The Fed may also adopt inflation targeting, which would allow them to overshoot inflation. If they commit or signal they are strongly considering inflation targeting, stocks and high-beta currencies could see a bid as a tightening bias would require a sustained move above their inflation target. Currently inflationary pressures are not a threat and if they adopt inflation targeting, we probably not see risks for tightening until core PCE rose towards the 2.4% area.
What could we expect?
A dovish hold is expected along with a downgrade in both the projections and dot plots forecast. Signaling the end of QT and abandoning the 2% inflation target and adopting a more targeted approach could add to dovish expectations. Risks to the economy still remain, as uncertainty brews with the US/China trade war, global growth concerns persist and inflation remains muted; that is probably why rate hikes are off the board throughout the summer. Once those headwinds become tailwinds, we could see the tightening bias return.

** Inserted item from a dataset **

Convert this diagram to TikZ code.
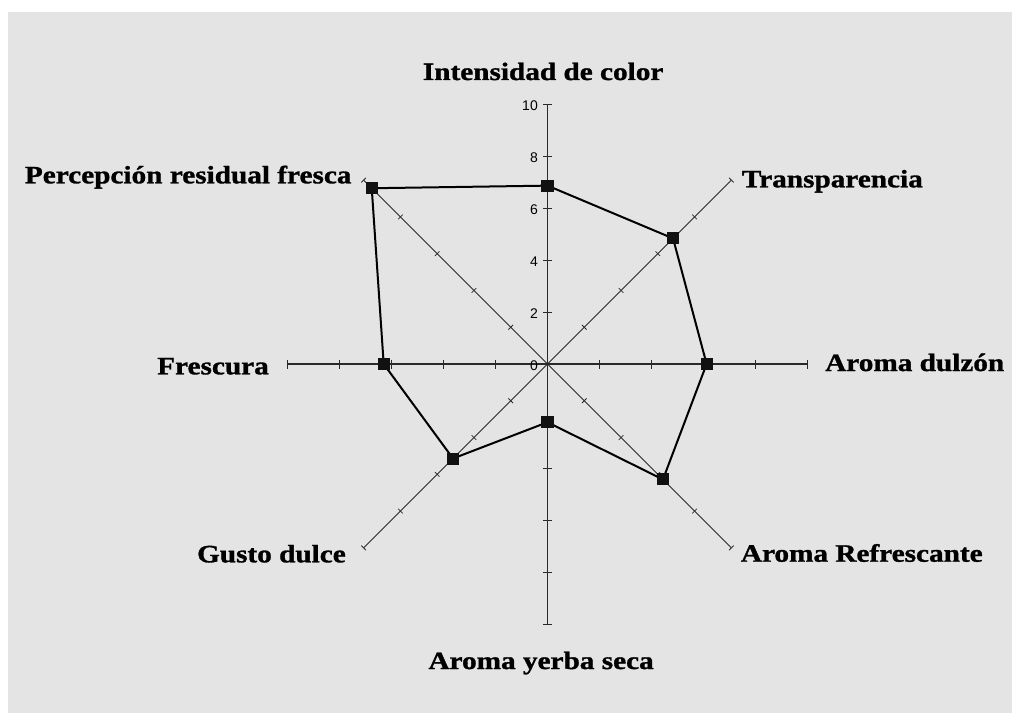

Reality check on trade deal
All is not done with the trade war. Earlier in the month, overly optimistic hopes were dashed for a mid-March meeting in Mar-a-Lago and now it appears the next step is for Us Trade Representative Robert Lighthizer and Treasury Secretary Steven Mnuchin to go to Beijing the week of March 25th. Stocks erased most of their gains after some US officials reportedly displayed some skepticism in talks and noted they could see China walking back trade offers.
A trade deal is still likely, but not a foregone conclusion. The risks of further hiccups are growing and nothing will be finalized until we see a meeting between President Trump and Xi.
Oil fizzles after US concerned China may rescind some concessions
The OPEC + production cuts may have run their course. The crowded bullish trade for oil is approaching major technical levels (WTI at $60/barrel and Brent at $70/barrel) and we could see market participants grow nervous on how much higher this rally has left in it. Crude prices saw weakness after reports that trade negotiations between the US and China may have hit a roadblock. China is a key part of the story for oil demand and the longer it takes to finalize a deal, the worse off the demand side argument is for higher prices.
The supply side case for higher prices will face difficulty as OPEC+ production cuts may see resistance from Russia. Russia is happy with where oil prices are, and they may want to start normalizing their output sooner, rather than wait till next year.
US production is expected to remain strong during the warmer months and the tug of war with Saudi Arabia will continue as they over deliver on their production cuts and reduction of exports.